Ça se contrefiche de concepts comme complexité et évolution, ça ose se montrer piquant et astringent, ça affiche sans honte sa simplicité paysanne. Et donc ça a un charme fou. Un charme d’un autre temps. Moi, j’aime.
Et hop, encore une pochette en provenance du Royaume-Uni. Le conditionnement à l’intérieur de la pochette, sous forme de barquette en plastique scellée au moyen d’un papier aluminium, trahit que le Walnut Flake sort de la même ligne de production que le St. Bruno. Les flakes brun foncé dégagent une bizarre combinaison d’odeurs : d’une part un léger, mais typique parfum à l’anglaise, c’est-à-dire entre le fruité et le savonneux, et d’autre part un arôme de viande fumée. Cette dernière odeur trahit une forte présence de fire-cured kentucky.

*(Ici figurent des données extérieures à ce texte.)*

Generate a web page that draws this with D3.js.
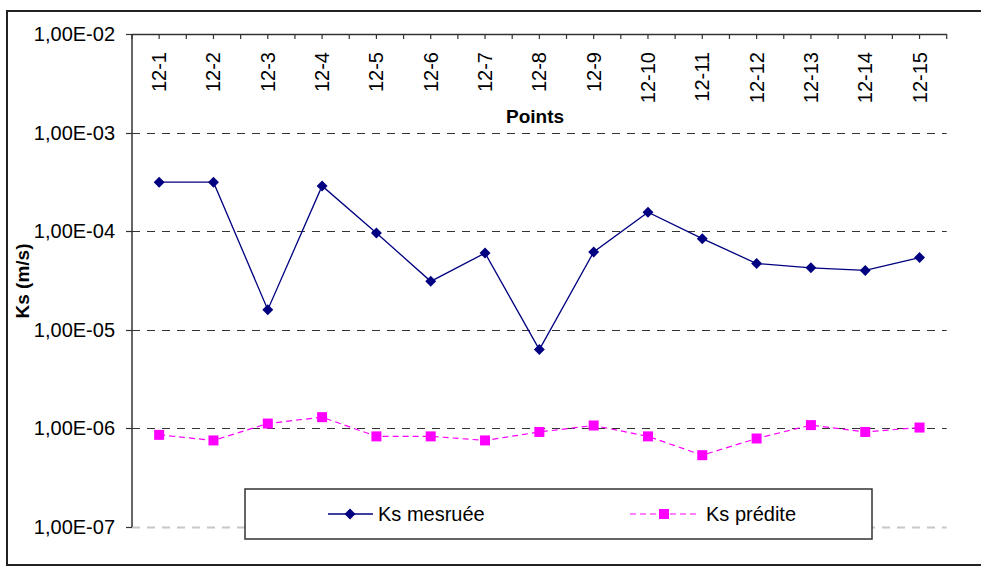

Les flakes peu épais se défont sans difficulté et voilà que c’est parti. D’emblée on retrouve les impressions du nez : des notes acides d’agrume et un soupçon de parfum floral, mais c’est clairement le kentucky avec ses notes grillées et fumées qui domine le palais. Par contre, malgré le nom du mélange on ne détecte aucune saveur de noix. De l’amertume, de l’acidité et des notes salines sont présentes du début à la fin, mais il y a suffisamment de sucre pour arrondir le tout. Côté nicotine, le tabac est viril mais sans excès. Il est très lent à se consumer et même si le goût se concentre dans la finale, on ne peut pas parler d’une réelle évolution. Bref, pour certains le fumage risque de devenir un tantinet lassant.
En comparaison avec le St. Bruno, le Walnut Flake est moins aromatisé et davantage marqué par les herbes torréfiées. Il n’est absolument pas désagréable à condition d’aimer le goût typique du kentucky. Ceci dit, pour moi il n’a ni l’intensité, ni le caractère original et déroutant qui fait du St. Bruno un tabac particulièrement attachant. Pas mal, mais pas indispensable.